DOLOMITE REFRACTORY BRICKS : They are made of dolomite, which is an extremely common material. Dolomite bricks are used in chambers of basic and electric arc furnaces, and over the inner walls. 

Refractory installation is a task that needs to be treated carefully at every stage. The preceding stage is of vital importance at least as the refractory installation phase. The preparations required before the installation stage can be reviewed under two category:

Before moving on to the construction site

Like all projects, refractory installation begins with the collection of necessary documents. Therefore, it is important to collect all of the documents before going to the construction site. Examples of these documents are order confirmations, schedules, maps, and material supply schematics. Installation instructions and safety data sheets are also a part of required documents. The status of preliminary work must be checked beforehand too; for example, whether the removal of the old refractories is finished or not. Preparing a work schedule will also be extremely useful. All construction / installation works, furnace components, and structures should be divided into easy-to-follow steps in this working schedule.

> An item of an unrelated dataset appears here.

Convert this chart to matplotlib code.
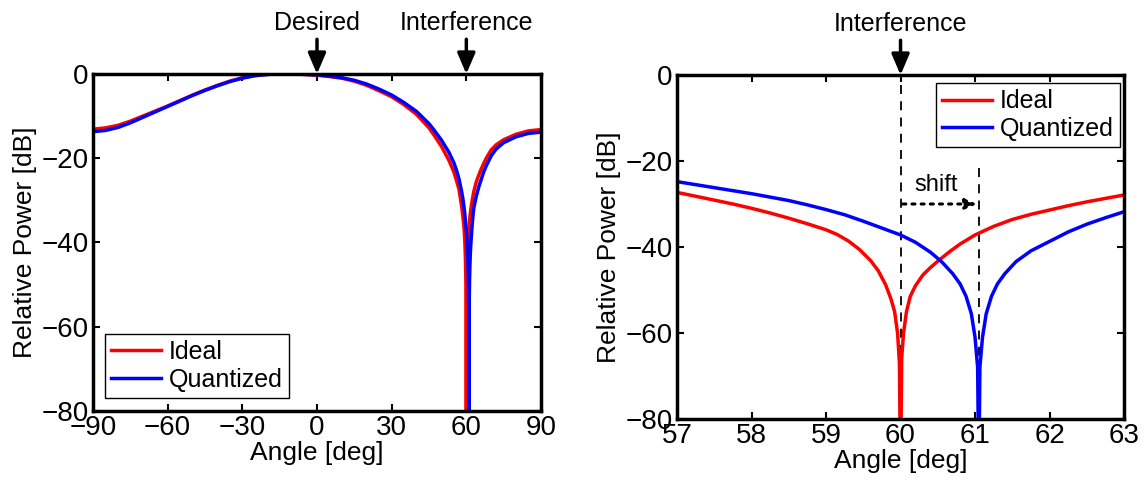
import numpy as np
import matplotlib
matplotlib.use("Agg")
import matplotlib.pyplot as plt

plt.rcParams['font.family'] = ['Liberation Sans', 'DejaVu Sans']

# beam pattern (deg, dB)
ang_ideal = [-90, -85, -80, -75, -70, -65, -60, -55, -50, -45, -40, -35, -30, -25,
             -20, -15, -10, -5, 0, 5, 10, 15, 20, 25, 30, 35, 40, 45, 47, 50, 53, 55, 56,
             57, 57.25, 57.5, 57.75, 58, 58.25, 58.5, 58.75, 59, 59.15, 59.3, 59.45,
             59.6, 59.7, 59.8, 59.87, 59.92, 59.96, 59.985, 60.0,
             60.015, 60.04, 60.08, 60.13, 60.2, 60.3, 60.4, 60.5, 60.65, 60.8,
             61, 61.25, 61.5, 61.75, 62, 62.25, 62.5, 62.75, 63,
             64, 65, 66, 67, 68, 70, 72, 75, 80, 85, 90]
pow_ideal = [-13.1, -12.8, -12.2, -11.2, -10.0, -8.8, -7.6, -6.3, -5.0, -3.8, -2.7, -1.7, -0.9, -0.4,
             -0.1, 0.0, 0.0, -0.1, -0.3, -0.6, -1.0, -1.7, -2.7, -4.0, -5.4, -7.3, -9.6, -12.8, -14.5, -17.2, -20.5, -23.3, -25.2,
             -27.3, -28.2, -29.1, -30.0, -31.0, -32.1, -33.3, -34.6, -36.0, -37.1, -38.6, -40.6,
             -43.2, -45.5, -48.8, -52.0, -55.0, -60.0, -67.0, -95.0,
             -66.0, -60.0, -55.0, -51.5, -49.0, -46.5, -44.8, -43.3, -41.2, -39.3,
             -37.2, -35.2, -33.6, -32.4, -31.4, -30.4, -29.5, -28.7, -27.9,
             -25.6, -24.0, -22.5, -21.2, -20.0, -18.0, -16.8, -15.6, -14.3, -13.5, -13.2]

ang_quant = [-90, -85, -80, -75, -70, -65, -60, -55, -50, -45, -40, -35, -30, -25,
             -20, -15, -10, -5, 0, 5, 10, 15, 20, 25, 30, 35, 40, 45, 47, 50, 53, 55, 56,
             57, 57.25, 57.5, 57.75, 58, 58.25, 58.5, 58.75, 59, 59.25, 59.5, 59.75,
             60, 60.2, 60.4, 60.55, 60.7, 60.8, 60.88, 60.95, 61.0, 61.035, 61.05,
             61.065, 61.1, 61.15, 61.22, 61.3, 61.4, 61.55, 61.75,
             62, 62.25, 62.5, 62.75, 63,
             64, 65, 66, 67, 68, 70, 72, 75, 80, 85, 90]
pow_quant = [-13.7, -13.4, -12.7, -11.6, -10.3, -9.0, -7.7, -6.4, -5.1, -3.9, -2.8, -1.8, -1.0, -0.4,
             -0.1, 0.0, 0.0, -0.1, -0.2, -0.5, -0.9, -1.5, -2.4, -3.6, -5.0, -6.8, -8.9, -11.8, -13.3, -15.7, -18.6, -21.1, -22.8,
             -24.8, -25.5, -26.2, -26.9, -27.6, -28.4, -29.2, -30.2, -31.3, -32.5, -34.0, -35.6,
             -37.2, -38.9, -41.2, -43.4, -46.2, -48.6, -51.5, -55.5, -61.0, -68.0, -95.0,
             -68.0, -61.0, -55.5, -51.5, -48.6, -46.2, -43.4, -40.9,
             -38.7, -36.5, -34.7, -33.2, -31.8,
             -29.0, -26.8, -25.0, -23.2, -21.8, -19.4, -17.8, -16.3, -14.9, -14.1, -13.8]

desired_deg = 0
interf_deg = 60
null_quant = 61.05

fig = plt.figure(figsize=(11.45, 4.88), dpi=100)
ax1 = fig.add_axes([0.0812, 0.1578, 0.3913, 0.6906])
ax2 = fig.add_axes([0.5913, 0.1414, 0.3904, 0.7049])

def style(ax):
    for s in ax.spines.values():
        s.set_linewidth(2.5)
    ax.tick_params(direction='in', top=True, right=True, width=1.5, length=5,
                   labelsize=20, pad=3)
    ax.set_ylim(-80, 0)
    ax.set_yticks([-80, -60, -40, -20, 0])
    ax.set_yticklabels(['\u221280', '\u221260', '\u221240', '\u221220', '0'])
    ax.set_xlabel('Angle [deg]', fontsize=19, labelpad=0)
    ax.set_ylabel('Relative Power [dB]', fontsize=19, labelpad=3)

def arrow(ax, x, label):
    ax.annotate(label, xy=(x, 0), xytext=(0, 28), textcoords='offset points',
                ha='center', va='bottom', fontsize=18, annotation_clip=False,
                arrowprops=dict(arrowstyle='-|>,head_width=0.3,head_length=0.7',
                                lw=2.5, color='k', shrinkA=1, shrinkB=0))

def legend(ax, loc, anchor):
    leg = ax.legend(loc=loc, bbox_to_anchor=anchor, borderaxespad=0, fontsize=18,
                    fancybox=False, framealpha=1, edgecolor='k', handlelength=2.0,
                    handletextpad=0.3, borderpad=0.25, labelspacing=0.15)
    leg.get_frame().set_linewidth(1.0)

# left panel
ax1.plot(ang_ideal, pow_ideal, color='#ff0000', lw=2.5, label='Ideal')
ax1.plot(ang_quant, pow_quant, color='#0000ff', lw=2.5, label='Quantized')
ax1.set_xlim(-90, 90)
ax1.set_xticks([-90, -60, -30, 0, 30, 60, 90])
ax1.set_xticklabels(['\u221290', '\u221260', '\u221230', '0', '30', '60', '90'])
style(ax1)
arrow(ax1, desired_deg, 'Desired')
arrow(ax1, interf_deg, 'Interference')
legend(ax1, 'lower left', (12 / 448, 13 / 337))

# right panel (zoom on the null)
ax2.plot(ang_ideal, pow_ideal, color='#ff0000', lw=2.5, label='Ideal')
ax2.plot(ang_quant, pow_quant, color='#0000ff', lw=2.5, label='Quantized')
ax2.set_xlim(57, 63)
ax2.set_xticks([57, 58, 59, 60, 61, 62, 63])
style(ax2)
arrow(ax2, interf_deg, 'Interference')
ax2.axvline(interf_deg, ls=(0, (5, 4)), color='k', lw=1.3, zorder=1)
ax2.plot([null_quant, null_quant], [-21.7, -80], ls=(0, (5, 4)), color='k', lw=1.3, zorder=1)
ax2.annotate('', xy=(null_quant - 0.02, -30), xytext=(interf_deg + 0.03, -30),
             arrowprops=dict(arrowstyle='-|>,head_width=0.3,head_length=0.7',
                             ls=(0, (1, 2)), lw=2.2, color='k', shrinkA=0, shrinkB=0))
ax2.text((interf_deg + null_quant) / 2 - 0.05, -25.6, 'shift', ha='center', va='center', fontsize=17)
legend(ax2, 'upper right', (1 - 4 / 447, 1 - 8 / 344))

fig.savefig('out.png', dpi=100)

Preparations on the construction site

The first thing to look for is the storage conditions of the related equipment and materials in the construction site. In other words, the equipment placement and availability must be confirmed beforehand. Accessibility of the construction site for materials, electricity, drinking water, compressed air and waste disposition should also be considered in this context. Construction sites must contain appropriate construction equipment, building piers and the staff should be equipped with the necessary tools. Moving work platforms, pumps and welding equipment used for the implementation of refractory mortars are some examples of appropriate construction equipment. All refractory materials must be placed in a certain order for easy access. In this context, the presence of a storage compartment is essential to protect them from the weather. Safety instructions should be explained to staff before starting the installation process. All of these issues must be regularly checked during the project. 

Refractory materials, like all other industrial materials, have a limited lifetime. After the end of their lifespan, they won’t be able to fulfill their purpose. In other words, they start to degrade at elevated temperatures or corrosive chemical components. Refractory materials will fill their lifespan even if they are not subject to an accident. Once this happens, removal of the refractory material and recycling becomes mandatory. Eradication of wasted materials is possible, although recycling process will prevent harm to the environment and help reduce the cost of reconstruction.

Refractory lifespan

The lifespan of refractory materials depends on the capabilities of the refractory material used. Likewise, exposure to erosion / corrosion levels will also affect the situation. The care shown during installation and the frequency of maintenance will directly reduce or improve the lifetime too. To give an example, a glass melting furnace coated with AZS (aluminum – zirconia – silica) has a lifespan of 14 – 18 years, if all maintenance jobs are done in time. The same furnace with a different coating material other than AZS will be subject to a lifespan of 6 – 8 years. In other words, the lifespan of refractory materials depends on a number of elements that needs to be evaluated together.

How long will refractory materials last?

Assembly and preparation for the installation are the most important matters for industries which use refractory materials. Working only with experts and companies with a background in the sector should be preferred. Because even the slightest mistake during production and installation will affect the lifespan of refractory materials in a negative way. Likewise, periodic maintenance and as well as hot & cold repair needs should not be neglected. Regular maintenance and repair will greatly improve the lifetime of refractory materials. Upon addressing these issues, it is possible to easily obtain a lifespan reaching tens of years.

These terms are related to the refractory materials industry, and especially industrial furnaces. An industrial furnace built with refractory materials is subject to a variety of processes during the installation and maintenance. To specify these processes in detail:

HOT REPAIR : Hot repair is the term used for maintenance and repair operations performed without stopping the operation of an industrial furnace. In other words, the process is completed while the furnace is still running at high temperature. This ensures that businesses do not lose time and money.

HEAT – UP : After the construction of an industrial furnace is completed, the first heating of the furnace must be done in a controlled manner. Heat - up is a term that refers to this process. The first heating of the furnace is an extremely delicate process. Even one wrong move during this operation will directly affect the lifetime of the refractory materials and the furnace. The heat - up process differs depending on the refractory material used in the furnace. For example, alkali-containing refractory materials release very little water vapor during the first heating. However, furnaces built with conventional refractory materials will release a dense water vapor and require appropriate measures. The heat - up process must be completed without reducing the thermal stability of refractory materials. Convective heat transfer is the most commonly used method for heat-up processes.

DRY OUT : Dry out literally means "drying" and is a very important process for the refractory materials to be ready for use. Monolithic refractories contain an amount of liquid and moisture inside. As explained above, more moisture and liquid also occurs during the heat - up process. Dry – out is the name of the process which removes all of this unwanted liquid and moisture and completely dries up the furnace. Otherwise, moisture remaining in the materials will reduce the long-term stability and reduce the lifespan of industrial furnaces. How the dry - out method is carried out depends on the nature of the refractory material used.